LiTinOveWeedle has asked for the wisdom of the Perl Monks concerning the following question:

Hi, At first I want to thanks all monks who took care about broken Temple yesterday. We discuss about this my question in Chatterbox, but due bug in interface I wasn't able to add question to SOPW. So I am doing it now.

Question is simple. I have something like:

((AND|OR)([!=><]+)(.*))+

(I used regex just to describe how my string can look like) I fact this can be something like:

$check = "AND=>1536463OR<foobarOR=5";

I need this to parse into $1, $2, $3, $4...... so:

while ( $check =~ /^((AND|OR)([!=><]+)((?:(?!AND)(?!OR ).)*))/ ) { $1...; $2...; $3...; ...; $check =~ s/$1//; }

(this was made with help from other monks...) but unfortunately don't work well in all cases. What I need is parse string into logic operator AND or OR, =<>!(should be its combination) and last - variable. If you have any suppose how to do this, please get me know. At least syntax of the string can be changed.....

Thanks for help

Li Tin O've Weedle
mad Tsort's philosopher

Edit: chipmunk 2001-09-03

Replies are listed 'Best First'.
Re: Parsing with regex
by tachyon (Chancellor) on Sep 04, 2001 at 02:29 UTC

    You will need to post some sample data. When you say it does not work in all cases you need to show those cases so people can explain 1) why and 2) how to fix it to work in those cases.

    cheers

    tachyon

    s&&rsenoyhcatreve&&&s&n.+t&"$'$`$\"$\&"&ee&&y&srve&&d&&print

Re: Parsing with regex
by LiTinOveWeedle (Scribe) on Sep 04, 2001 at 01:51 UTC
    Just code tag missing in example should be:

    $check = "AND=>1536463OR<foobarOR=5";

    Sorry for this mistake.

    Li Tin O've Weedle
    mad Tsort's philosopher

      Well, personally what youve posted seems to raise more questions than answers.
      I have a few thoughts though, which i guess ill start with the regex that you used to describe your data, and the sample data you provided.
      Regex is like ((AND|OR)([!=><]+)(.*))+ Input is like $check = "AND=>1536463OR<foobarOR=5";
      My first question comes from looking at the two together. Your regex describes some of the following strings:
      AND!==!<!>>!!LKJKJIOJJ182873KLJJyuukjljkOR!<><><><><=!Blah OR==!=!Hmm, could this be right?AND>>>>>>>this could be a problem
      I think my point is taken. :-) So then we look at the data. You didnt really say what was supposed to happen. IS this supposed to produce the following triplets
      AND,=>,1536463 OR,<,foobar OR,=,5
      Or was it supposed to reject it? (Its not clear from the conversation I saw on the chatterbox, nor from your post)
      So going back to my first point I assume that you nead to handle the basic relational operators? ie  = => =< == > < >= <= != <> Off the top of my head that becomes  (=[><=]?|[><]=?|!=|<>) So then we already have the first part, (AND|OR), which leaves the last. Now this comes my second intrepretation of your question. How do I keep .* from eating more than it should?

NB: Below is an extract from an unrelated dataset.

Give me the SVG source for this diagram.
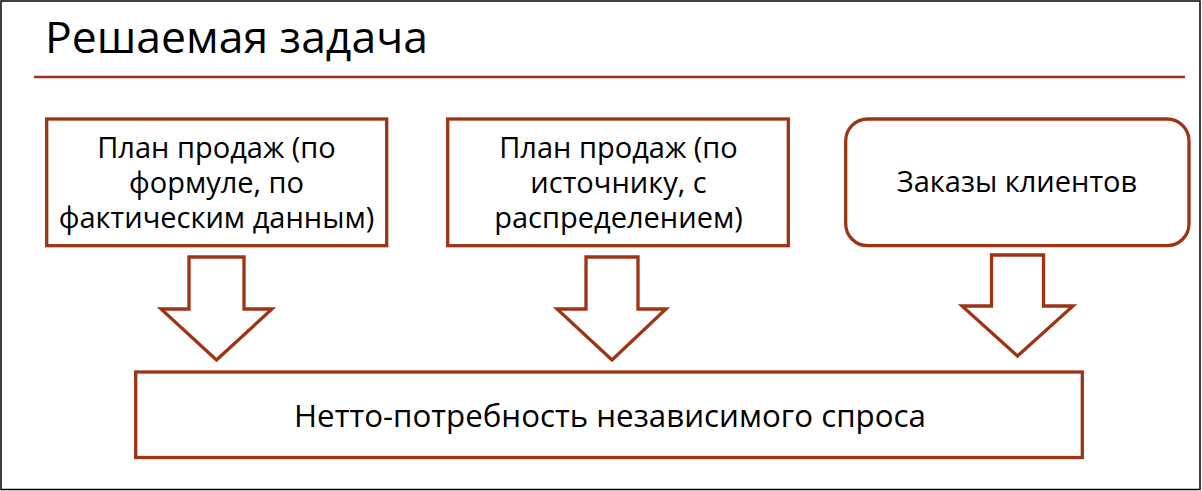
<svg xmlns="http://www.w3.org/2000/svg" width="1202" height="491" viewBox="0 0 1202 491">
<style>
.box{fill:#fff;stroke:#9E3415;stroke-width:3.3}
.arr{fill:#fff;stroke:#9E3415;stroke-width:3.3;stroke-linejoin:miter}
.t{font-family:"Open Sans","DejaVu Sans",sans-serif;font-size:29px;fill:#000;text-anchor:middle}
</style>
<rect x="0" y="0" width="1202" height="491" fill="#fff"/>
<rect x="1" y="1" width="1199" height="488.5" fill="none" stroke="#000" stroke-width="1.5"/>
<g id="title">
<text x="45" y="53" font-family="Open Sans, DejaVu Sans, sans-serif" font-size="44.5" fill="#000">Решаемая задача</text>
<line x1="34" y1="77" x2="1185" y2="77" stroke="#9E3415" stroke-width="2.5"/>
</g>
<g id="connectors">
<path class="arr" d="M189,257 H244 V309 H272 L216.5,360 L161,309 H189 Z"/>
<path class="arr" d="M586,257 H638 V309 H666 L612,360 L557,309 H586 Z"/>
<path class="arr" d="M991.5,255 H1043.5 V306 H1073 L1017.5,356 L962,306 H991.5 Z"/>
</g>
<g id="node1">
<rect class="box" x="46.7" y="119" width="340" height="126.7"/>
<text class="t" x="216.5" y="158"><tspan x="216.5" y="158">План продаж (по</tspan><tspan x="216.5" y="193">формуле, по</tspan><tspan x="216.5" y="228">фактическим данным)</tspan></text>
</g>
<g id="node2">
<rect class="box" x="447.7" y="119" width="340.6" height="126.7"/>
<text class="t" x="618.5" y="158"><tspan x="618.5" y="158">План продаж (по</tspan><tspan x="618.5" y="193">источнику, с</tspan><tspan x="618.5" y="228">распределением)</tspan></text>
</g>
<g id="node3">
<rect class="box" x="845.7" y="119" width="343.3" height="126.7" rx="22" ry="22"/>
<text class="t" x="1017" y="192">Заказы клиентов</text>
</g>
<g id="node4">
<rect class="box" x="135.7" y="372" width="946.6" height="85.5"/>
<text class="t" x="610" y="426.5" style="font-size:31.3px">Нетто-потребность независимого спроса</text>
</g>
</svg>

      The way to solve this is figure out what the dot SHOULDNT match. Ie it shouldnt match the above regex combined together,  (AND|OR)(=[><=]?|[><]=?|!=|<>), although we dont want to invoke capture buffers so we use (?:) instead of (), because that would be a new token. So we have to make sure char by char that we dont match that pattern. So the inner layer looks like: (?!(?:AND|OR)(?:=[><=]?|[><]=?|!=|<>)). We then wrap that again to say 1 or more of the above..
      (?:(?!(?:AND|OR)(?:=[><=]?|[><]=?|!=|<>)).)+ and then again to capture it ((?:(?!(?:AND|OR)(?:=[><=]?|[><]=?|!=|<>)).)+) We put the three parts together and we get

      $_ = "OR=5AND=>1536463OR<foORobarOR=5 "; while (m/(AND|OR) #either AND or OR (=[><=]?|[><]=?|!=|<>) #one of = => =< == > < >= .... ( #capture all within... (?: # group for quantifier (?! # not followed by (?:AND|OR) # AND or OR (?:=[><]?|[><]=?|[!=]=)# one of = => =< ... ) # any of the inside . # match any char.. )+ # 1 or more of the above ) #and return it.. /xgms) { #ignore spaces, repeated, #multiline, . matches all # and if it all worked out then... print "$1 $2 $3\n"; } # outputs # OR = 5 # AND => 1536463 # OR < foORobar # OR = 5
      Note the OR in my version of your example. The rgex does not trip up over this because we made the negative lookahead assertion include the => coditional part as well.

      Hope this helps

      Yves

      --
      You are not ready to use symrefs unless you already know why they are bad. -- tadmc (CLPM)

      Update
      LiTinOveWeedle asked for help enhancing this so that the script will match some of the odder relational operators.

      my $opers='=[><=!]?|[><!]=|<>|[<>]'; while (m/(AND|OR)($opers)((?:(?!(?:AND|OR)(?:$opers)).)+)/xgms) { print "$1 $2 $3\n"; }
      Thanks demerphq,
      I am sorry for my poor problem describing. But you are totally right. Your work is great. This is what I really want. So no other description of my problems needed now.
      Thanks

      Li Tin O've Weedle
      mad Tsort's philosopher